Some of my colleagues have already hit up the reporting on massive unaccountabilities in US spending in Iraq. BJ noted that it is absurdist theatre for accountants:

Controls, the saying goes, are there to keep honest people honest. Without them, nearly everyone strays, and the fact that oversight and spending controls have been allowed to lapse in just about every government function is one of the most pervasive legacies the Bush administration is going to leave the American people.

The highly knowledgable and respected budget analyst, Stan Collender, is looking at these stories and proclaiming a general financial scandal on the order of Credit Mobilier or Teapot Dome.  The amount of money involved makes most political scandals, including the $90,000 frozen cash found in Rep.
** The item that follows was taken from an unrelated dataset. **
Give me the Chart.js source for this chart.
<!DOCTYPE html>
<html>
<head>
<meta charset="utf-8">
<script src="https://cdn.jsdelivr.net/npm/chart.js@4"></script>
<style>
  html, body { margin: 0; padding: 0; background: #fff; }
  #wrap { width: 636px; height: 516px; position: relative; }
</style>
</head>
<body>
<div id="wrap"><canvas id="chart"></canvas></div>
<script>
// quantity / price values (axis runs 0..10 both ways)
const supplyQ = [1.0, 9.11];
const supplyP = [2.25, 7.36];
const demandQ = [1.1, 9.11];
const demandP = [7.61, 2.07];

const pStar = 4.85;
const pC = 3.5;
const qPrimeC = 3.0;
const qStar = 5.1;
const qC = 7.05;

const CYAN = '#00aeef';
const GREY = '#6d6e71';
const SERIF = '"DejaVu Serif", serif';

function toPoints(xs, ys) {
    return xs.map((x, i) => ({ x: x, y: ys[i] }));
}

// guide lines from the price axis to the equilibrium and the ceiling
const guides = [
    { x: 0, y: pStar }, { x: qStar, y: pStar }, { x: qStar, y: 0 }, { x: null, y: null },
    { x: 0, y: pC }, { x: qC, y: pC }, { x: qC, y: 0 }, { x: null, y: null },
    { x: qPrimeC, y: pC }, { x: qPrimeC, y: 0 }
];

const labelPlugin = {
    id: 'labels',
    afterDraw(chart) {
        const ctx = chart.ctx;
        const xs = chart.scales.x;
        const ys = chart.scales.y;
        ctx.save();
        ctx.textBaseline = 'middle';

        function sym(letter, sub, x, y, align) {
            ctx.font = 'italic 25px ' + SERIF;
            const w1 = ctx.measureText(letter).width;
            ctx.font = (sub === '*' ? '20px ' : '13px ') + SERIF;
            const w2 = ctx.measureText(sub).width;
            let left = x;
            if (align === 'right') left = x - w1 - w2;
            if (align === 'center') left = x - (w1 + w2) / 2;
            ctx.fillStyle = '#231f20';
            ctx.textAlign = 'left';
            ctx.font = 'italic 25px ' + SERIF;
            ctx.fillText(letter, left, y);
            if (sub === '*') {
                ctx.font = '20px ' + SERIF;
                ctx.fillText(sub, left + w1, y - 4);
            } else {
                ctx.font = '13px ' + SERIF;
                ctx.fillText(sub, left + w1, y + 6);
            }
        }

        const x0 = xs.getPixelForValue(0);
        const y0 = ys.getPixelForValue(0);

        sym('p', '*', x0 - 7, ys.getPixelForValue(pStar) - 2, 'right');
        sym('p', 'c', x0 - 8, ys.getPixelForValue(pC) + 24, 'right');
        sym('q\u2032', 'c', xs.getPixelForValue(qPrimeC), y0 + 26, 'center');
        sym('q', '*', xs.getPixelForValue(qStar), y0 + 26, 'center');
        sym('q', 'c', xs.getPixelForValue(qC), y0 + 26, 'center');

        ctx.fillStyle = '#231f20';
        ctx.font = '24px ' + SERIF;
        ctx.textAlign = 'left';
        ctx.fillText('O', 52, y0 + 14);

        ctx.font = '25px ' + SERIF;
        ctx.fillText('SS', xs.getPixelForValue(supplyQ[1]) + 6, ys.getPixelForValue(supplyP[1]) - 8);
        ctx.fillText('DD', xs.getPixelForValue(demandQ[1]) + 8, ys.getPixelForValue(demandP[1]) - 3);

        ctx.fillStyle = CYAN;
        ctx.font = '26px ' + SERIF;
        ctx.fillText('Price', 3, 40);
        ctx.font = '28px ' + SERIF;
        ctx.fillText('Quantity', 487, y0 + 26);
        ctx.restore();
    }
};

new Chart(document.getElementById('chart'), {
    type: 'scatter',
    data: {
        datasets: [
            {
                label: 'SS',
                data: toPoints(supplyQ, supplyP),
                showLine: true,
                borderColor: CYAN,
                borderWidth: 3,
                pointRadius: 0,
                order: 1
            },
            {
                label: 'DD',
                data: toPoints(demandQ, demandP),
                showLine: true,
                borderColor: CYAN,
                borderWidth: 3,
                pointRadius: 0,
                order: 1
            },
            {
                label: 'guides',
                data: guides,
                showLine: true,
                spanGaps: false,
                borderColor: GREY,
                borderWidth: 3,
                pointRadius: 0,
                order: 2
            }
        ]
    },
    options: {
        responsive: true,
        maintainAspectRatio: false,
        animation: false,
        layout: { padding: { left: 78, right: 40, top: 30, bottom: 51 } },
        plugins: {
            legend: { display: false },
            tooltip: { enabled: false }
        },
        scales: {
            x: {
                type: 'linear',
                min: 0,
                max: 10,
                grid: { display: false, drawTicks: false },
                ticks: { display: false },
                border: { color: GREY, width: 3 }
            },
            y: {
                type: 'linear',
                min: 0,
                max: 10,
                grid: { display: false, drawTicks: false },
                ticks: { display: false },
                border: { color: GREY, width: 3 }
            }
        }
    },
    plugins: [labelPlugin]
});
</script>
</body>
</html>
Jefferson's (D-LA) freezer scandal and Jack Abramoff, look like mere pikers:

But this story from Friday's Washington Post, which talks about $15 billion in spending on Iraq that can't be accounted for properly, or in some cases at all, shows that the other stage of federal budgeting -- implementation -- is similarly broken, not working properly, and...well...you certainly get this picture as well.



In fact, it appears as if virtually every procedure and law designed to prevent just this type of malfeasance was circumvented....



...The Pentagon's own inspector general confirmed that this lack of concern for procedural safeguards was blatant and commonplace.  That makes it hard to come to any conclusion other than that they were ignored rather than expedited or poorly executed.



It's also hard to come to any conclusion other than that the spending of taxpayer funds in Iraq bordered on, or actually was, simple and straightforward corruption. 



Given the magnitude of the spending involved, Iraq may be the Bush administration's contribution to the biggest public corruption scandals of all time like Boss Tweed in New York, James Michael Curley in Boston, and Teapot Dome.

Occams' Razor suggests that the Mayberry Machiavellis saw unaccountability as a feature and not a bug.  Simplest explanation is that this $15,000,000,000 was a slush fund on the public tab and was intended as such.  Minimizing accounting and record keeping requirements makes tracing the money damn near impossible. 



2 comments:

  1. Just because Milo Minderbinder Enterprises was (is still?) in charge shouldn't really be problem. Everybody has a share, right?

    ReplyDelete
  2. Like I said a week or so ago...
    When you steal people blind, eventually they notice -- even stupid or uneducated people. Then they get pissed-off at you. And they stay pissed-off for a very long time, especially when you've taken the food from their table, and the gas from their cars.